Competitive salaries
The largest line item of the CCPS budget request is $17.1 million for funding to attract and retain teachers and to fairly compensate support staff. The statewide shrinking pool of teacher candidates requires CCPS to offer competitive salaries. CCPS also continues to address findings from a recent support staff compensation study that indicates the school system is 9% behind in salaries across competitive markets. Funding for rising employee benefit costs is also included in the fiscal year 2025 budget request.
More support to schools
The request includes funding for CCPS to provide additional supports to students in schools. This includes the expansion of the Youth Engagement Advocate role to the nine CCPS middle schools, and a middle and secondary extracurricular and activities plan to increase student participation at the secondary level. This plan includes transportation for student participants and funding to cover extra duty pay positions for team coaches. The request also includes funding for CCPS to convert 11 positions that provide direct support to students – psychologist, pupil personnel workers and high school counselors – from 11 months to 12 months to provide additional services during the summer months. CCPS also requested funding to support three additional ESOL teachers to support an increasing population of English learners.

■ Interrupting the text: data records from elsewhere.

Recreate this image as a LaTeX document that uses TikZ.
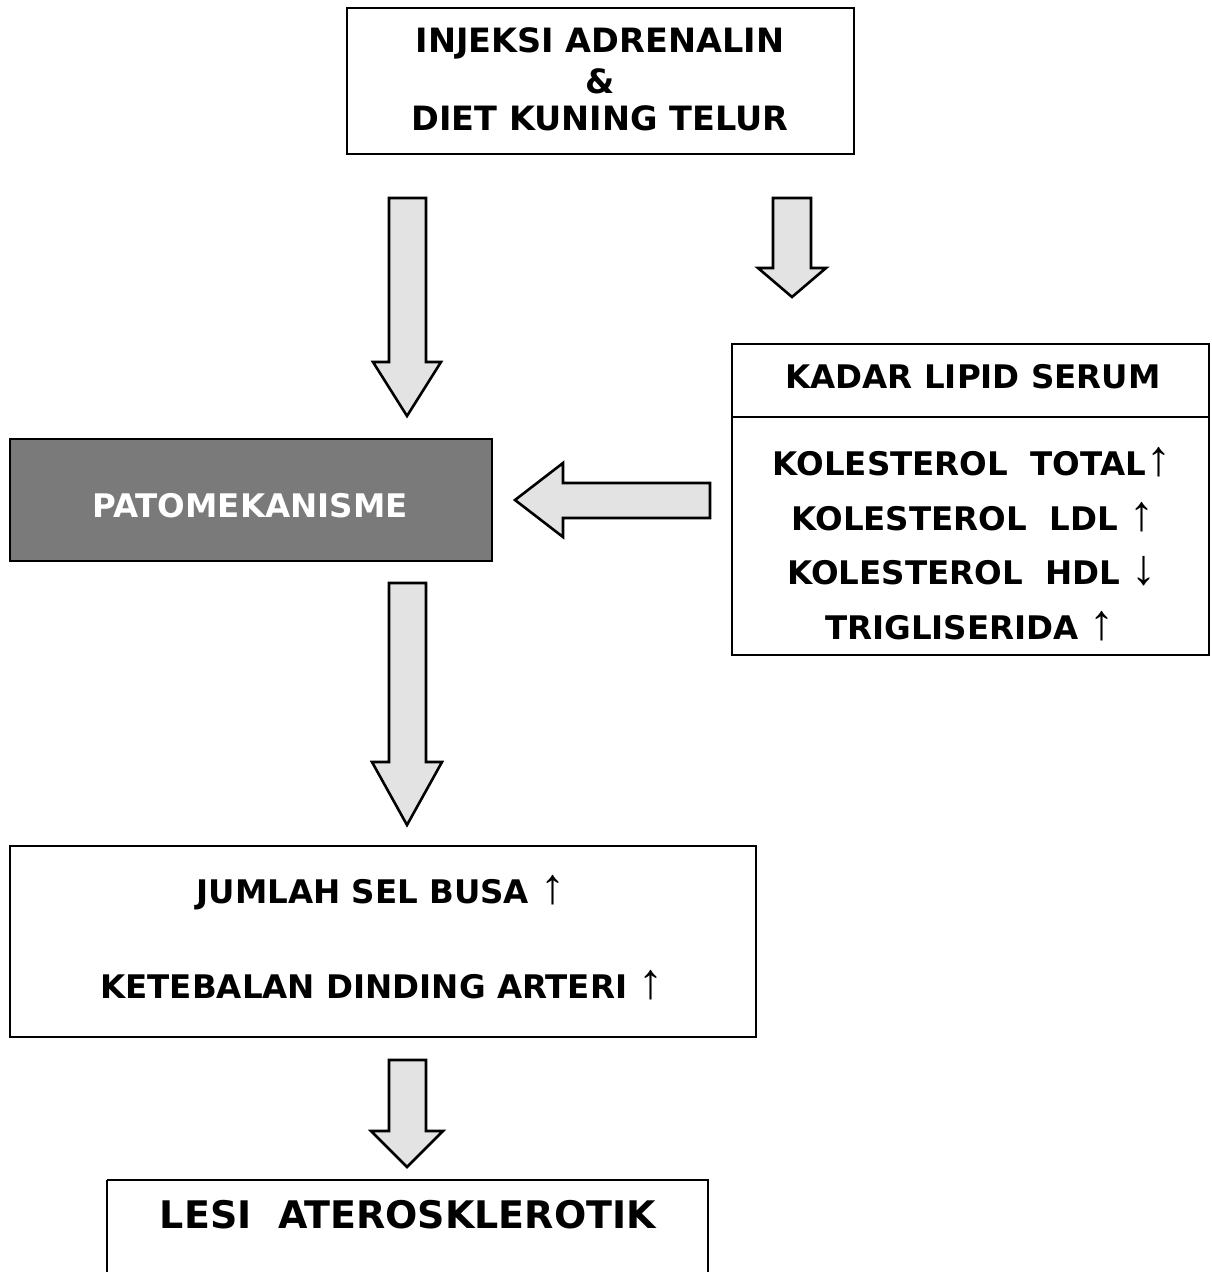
\documentclass[tikz,border=0pt]{standalone}
\usepackage{fontspec}
\setmainfont{DejaVu Sans}
\newfontfamily\arrfont{Liberation Serif}
\newcommand\upar{{\arrfont\mdseries\fontsize{50}{50}\selectfont↑}}
\newcommand\dnar{{\arrfont\mdseries\fontsize{50}{50}\selectfont↓}}
\begin{document}
\begin{tikzpicture}[x=1pt,y=-1pt,
  boxs/.style={draw=black,line width=1.8pt,inner sep=0pt},
  txt/.style={font=\fontsize{32.5}{38}\selectfont\bfseries,inner sep=0pt},
  toptxt/.style={font=\fontsize{33.5}{38}\selectfont\bfseries,inner sep=0pt},
  bigtxt/.style={font=\fontsize{38}{44}\selectfont\bfseries,inner sep=0pt},
  blockarrow/.style={draw=black,line width=2.6pt,fill=black!11,line join=miter}]
\useasboundingbox (0,0) rectangle (1211,1272);
% boxes
\draw[boxs] (347,8) rectangle (854,154);
\node (top) at (600.5,81) {};
\draw[boxs] (732,344) rectangle (1209,655);
\draw[line width=1.8pt] (732,417) -- (1209,417);
\node (kadar) at (970,500) {};
\draw[boxs,fill=black!52] (10,439) rectangle (492,561);
\node (pato) at (251,500) {};
\draw[boxs] (10,846) rectangle (756,1037);
\node (jumlah) at (383,941) {};
\draw[boxs] (107,1180) -- (107,1274) (107,1180) -- (708,1180) -- (708,1274);
\node (lesi) at (408,1226) {};
% texts
\node[toptxt] (t1) at (600,43) {INJEKSI ADRENALIN};
\node[toptxt] (t2) at (600,81) {\&};
\node[toptxt] (t3) at (600,118) {DIET KUNING TELUR};
\node[txt] (k0) at (973,377) {KADAR LIPID SERUM};
\node[txt,anchor=base] (k1) at (972,475) {KOLESTEROL\ \ TOTAL\upar};
\node[txt,anchor=base] (k2) at (973,530) {KOLESTEROL\ \ LDL \upar};
\node[txt,anchor=base] (k3) at (972,584) {KOLESTEROL\ \ HDL \dnar};
\node[txt,anchor=base] (k4) at (970,639) {TRIGLISERIDA \upar};
\node[txt,text=white] (p1) at (250,506) {PATOMEKANISME};
\node[txt,anchor=base] (j1) at (381,903) {JUMLAH SEL BUSA \upar};
\node[txt,anchor=base] (j2) at (382,998) {KETEBALAN DINDING ARTERI \upar};
\node[bigtxt] (l1) at (408,1215) {LESI\ \ ATEROSKLEROTIK};
% block arrows
\draw[blockarrow] (389,198) -- (426,198) -- (426,362) -- (441,362) -- (407,416) -- (373,362) -- (389,362) -- cycle;
\draw[blockarrow] (773,198) -- (811,198) -- (811,268) -- (826,268) -- (792,297) -- (758,268) -- (773,268) -- cycle;
\draw[blockarrow] (710,483) -- (563,483) -- (563,463) -- (515,500) -- (563,537) -- (563,518) -- (710,518) -- cycle;
\draw[blockarrow] (389,583) -- (426,583) -- (426,762) -- (442,762) -- (407,825) -- (372,762) -- (389,762) -- cycle;
\draw[blockarrow] (389,1060) -- (426,1060) -- (426,1131) -- (443,1131) -- (407,1167) -- (371,1131) -- (389,1131) -- cycle;
\end{tikzpicture}
\end{document}
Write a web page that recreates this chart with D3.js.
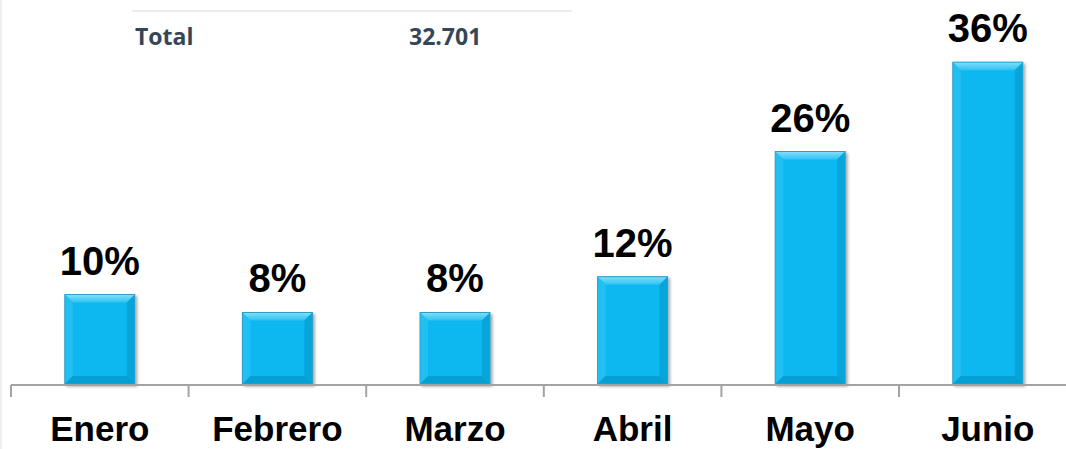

Expansion of innovative programs and participants
CCPS will expand the Early College Program for the 2024-2025 school year to include three certificate of completion programs: medical coding, pharmacy technician and electrical engineering. CCPS will continue to cover costs for Early College program students who complete high school graduation requirements while attending the College of Southern Maryland (CSM) full time. The fiscal year budget request includes the addition of an Early College Program liaison who would manage the CCPS side of program logistics and provide direct support to students in the program and their and families.
Renovations will soon begin at the CCPS Transition School in Waldorf to further expand early childhood education. Once complete, the facility will open this fall as the second CCPS Early Learning Center with space for 150 additional prekindergarten students. The budget also includes funding to support the launch of the first dual language, two-way immersion program at Arthur Middleton Elementary School. Start-up
costs include bilingual materials, staffing, specific training for teachers and instructional assistants, building signage and the addition of bilingual books to the media center.
Operational costs
The fiscal year 2025 budget includes money to fund $7.3 million in mandatory costs increases that are non-negotiable such as health care costs, bus and school nurse contract increases, Maryland Association of Boards of Education (MABE) liability insurance and Workers’ Compensation Premium increases. The budget request includes funding to cover costs for buses retiring from the CCPS fleet, and an additional 18 bus drivers and four attendants to accommodate for enrollment growth, expanding programs and additional routes. CCPS also agreed to a 5% cost-of-living adjustment (COLA) and an 8-hour minimum for bus drivers working at least four hours per day. Also, costs outlined in the fiscal year 2025 budget request attributable to the Blueprint of Maryland’s Future implementation is an increase of $3 million excluding the salary increases also mandated.
The proposed budget is for fiscal year 2025, which begins July 1, 2024, and ends June 30, 2025.